You can take care of this by replacing the missing value with a constant value or the most popular category. This is a good approach when the data size is small but it has the disadvantage of adding bias.

4. Identifying the correlated Variables.

This is achieved by visualization in form of a heatmap(correlogram) and finding a correlation between variables helps to know how a particular variable is related to another variable in the dataset. The correlation matrix method gives a clear picture of how different variables correlate and helps in understanding the relationship.

5. Choosing the Right Statistical Methods to employ.

Different statistical tools are used depending on the data, categorical or numerical, the size, the type of variables, and the purpose of analysis. Statistical formulae applied for numerical outputs give fair information, but graphical visuals are more appealing and easier for an observer to interpret. This should help when choosing the right statistical method.
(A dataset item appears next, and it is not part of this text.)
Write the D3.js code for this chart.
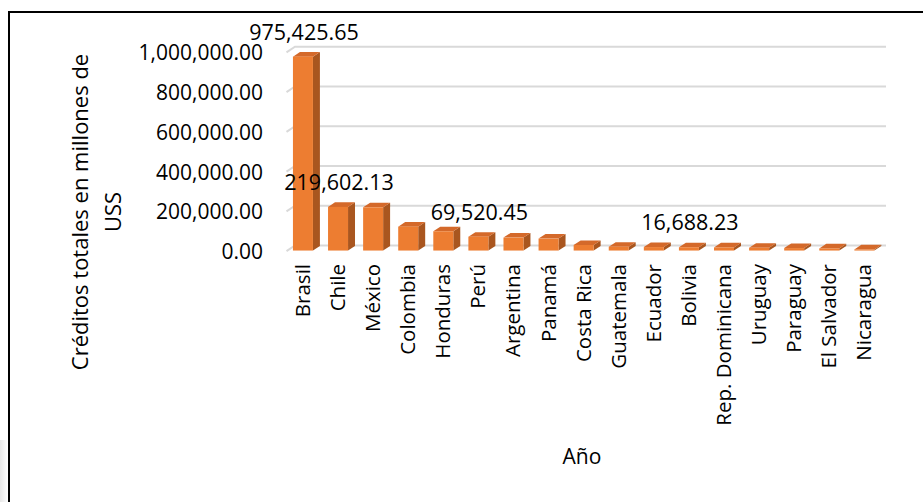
<!DOCTYPE html>
<html>
<head>
<meta charset="utf-8">
<script src="https://cdn.jsdelivr.net/npm/d3@7"></script>
<style>
  html, body { margin: 0; padding: 0; background: #fff; }
  svg { display: block; font-family: "Open Sans", "Noto Sans", sans-serif; }
</style>
</head>
<body>
<svg id="chart" width="923" height="502"></svg>
<script>
// Créditos totales por país (millones de USS)
const countries = ["Brasil", "Chile", "México", "Colombia", "Honduras", "Perú", "Argentina",
  "Panamá", "Costa Rica", "Guatemala", "Ecuador", "Bolivia", "Rep. Dominicana",
  "Uruguay", "Paraguay", "El Salvador", "Nicaragua"];
const credits = [975425.65, 219602.13, 217500, 120000, 97000, 69520.45, 65000,
  60000, 28000, 19000, 17500, 16688.23, 15500,
  14000, 12500, 10500, 5500];
// Bars that carry a value label
const labelled = ["Brasil", "Chile", "Perú", "Bolivia"];
const yTicks = [0, 200000, 400000, 600000, 800000, 1000000];
const yTitleLines = ["Créditos totales en millones de", "USS"];
const xTitle = "Año";

const data = countries.map((c, i) => ({ country: c, value: credits[i] }));

const svg = d3.select("#chart");

// faint shadow on the far left edge
const defs = svg.append("defs");
const g1 = defs.append("linearGradient").attr("id", "edgeShade")
  .attr("x1", 0).attr("x2", 1).attr("y1", 0).attr("y2", 0);
g1.append("stop").attr("offset", "0%").attr("stop-color", "#e6e6e6");
g1.append("stop").attr("offset", "100%").attr("stop-color", "#ffffff");
svg.append("rect").attr("x", 0).attr("y", 440).attr("width", 8).attr("height", 62)
  .attr("fill", "url(#edgeShade)");

// chart frame
svg.append("rect")
  .attr("x", 9).attr("y", 12).attr("width", 940).attr("height", 520)
  .attr("fill", "none").attr("stroke", "#000").attr("stroke-width", 2);

// Scales: band scale on the front plane, linear scale on the back wall
const x = d3.scaleBand().domain(countries).range([286.5, 883]);
const y = d3.scaleLinear().domain([0, 1000000]).range([245.5, 46.7]);
const depth = { dx: 8.5, dy: -5.6 };   // front plane -> back wall
const t0 = 0.1, t1 = 0.92;             // bar depth within the floor

const x0 = x.range()[0], x1 = x.range()[1];

// gridlines (side wall diagonal + back wall horizontal)
svg.append("g").selectAll("path").data(yTicks).join("path")
  .attr("d", t => `M${x0},${y(t) - depth.dy} L${x0 + depth.dx},${y(t)} L${x1 + 3},${y(t)}`)
  .attr("fill", "none").attr("stroke", "#d9d9d9").attr("stroke-width", 2);

// y tick labels
svg.append("g").selectAll("text").data(yTicks).join("text")
  .attr("x", 263)
  .attr("y", t => y(t) - depth.dy + 0.5)
  .attr("dy", "0.36em")
  .attr("text-anchor", "end")
  .attr("font-size", 21).attr("fill", "#000")
  .text(d3.format(",.2f"));

// 3D bars
const bw = x.bandwidth();
const faceW = bw * 0.57;
const gap = 5.6;
const sdx = depth.dx * (t1 - t0), sdy = depth.dy * (t1 - t0);

function geom(d) {
  const X0 = x(d.country) + gap + depth.dx * t0;
  const yT = y(d.value) - depth.dy * (1 - t0);
  const yB = y(0) - depth.dy * (1 - t0);
  return { X0, yT, yB };
}

const bars = svg.append("g").selectAll("g").data(data).join("g");
bars.append("path")   // side
  .attr("d", d => {
    const g = geom(d), r = g.X0 + faceW;
    return `M${r},${g.yT} L${r + sdx},${g.yT + sdy} L${r + sdx},${g.yB + sdy} L${r},${g.yB} Z`;
  })
  .attr("fill", "#a9561f");
bars.append("path")   // top
  .attr("d", d => {
    const g = geom(d);
    return `M${g.X0},${g.yT} L${g.X0 + faceW},${g.yT} L${g.X0 + faceW + sdx},${g.yT + sdy} L${g.X0 + sdx},${g.yT + sdy} Z`;
  })
  .attr("fill", "#d4692a");
bars.append("rect")   // front
  .attr("x", d => geom(d).X0)
  .attr("y", d => geom(d).yT)
  .attr("width", faceW)
  .attr("height", d => geom(d).yB - geom(d).yT)
  .attr("fill", "#ed7d31");

// value labels
svg.append("g").selectAll("text")
  .data(data.filter(d => labelled.includes(d.country))).join("text")
  .attr("x", d => geom(d).X0 + faceW / 2 + 1)
  .attr("y", d => geom(d).yT - 24.5)
  .attr("dy", "0.36em")
  .attr("text-anchor", "middle")
  .attr("font-size", 21.5).attr("fill", "#000")
  .text(d => d3.format(",.2f")(d.value));

// category labels (rotated)
svg.append("g").selectAll("text").data(countries).join("text")
  .attr("transform", c => `translate(${x(c) + gap + depth.dx * t0 + faceW / 2 + 7},264) rotate(-90)`)
  .attr("text-anchor", "end")
  .attr("font-size", 20.5).attr("fill", "#000")
  .text(c => c);

// axis titles
const yt = svg.append("text")
  .attr("transform", "translate(88,212) rotate(-90)")
  .attr("text-anchor", "middle")
  .attr("font-size", 22).attr("fill", "#000");
yt.selectAll("tspan").data(yTitleLines).join("tspan")
  .attr("x", 0).attr("dy", (d, i) => i === 0 ? 0 : 33)
  .text(d => d);

svg.append("text")
  .attr("x", 582).attr("y", 464)
  .attr("text-anchor", "middle")
  .attr("font-size", 21).attr("fill", "#000")
  .text(xTitle);
</script>
</body>
</html>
6. Visualizing and Analyzing the Results

After completing the analysis, the findings are to be visualized so that proper interpretation can be made for the sake of analysis. The trends in the spread of data and correlation between variables give good insights for making suitable changes in the data parameters. The results obtained will be appropriate to the data of the particular domain that you will be working on.

Conclusion

Data is very important and it has to be analyzed to gain useful insights that will help in making data-informed decisions, which would otherwise not be possible while the data is still in its raw form. Exploratory Data Analysis goes deep into the data and gives us results that can be accurate and which are used to make important decisions.

Overall, the goal of Exploratory Data Analysis is to gain a deep understanding of your data and to identify patterns that you can investigate further by so doing you can identify potential problems or biases, and develop hypotheses about what might be the cause of these patterns.

This article gave a detailed guide on exploratory data analysis, its importance, the tools that are used and the steps taken while conducting it.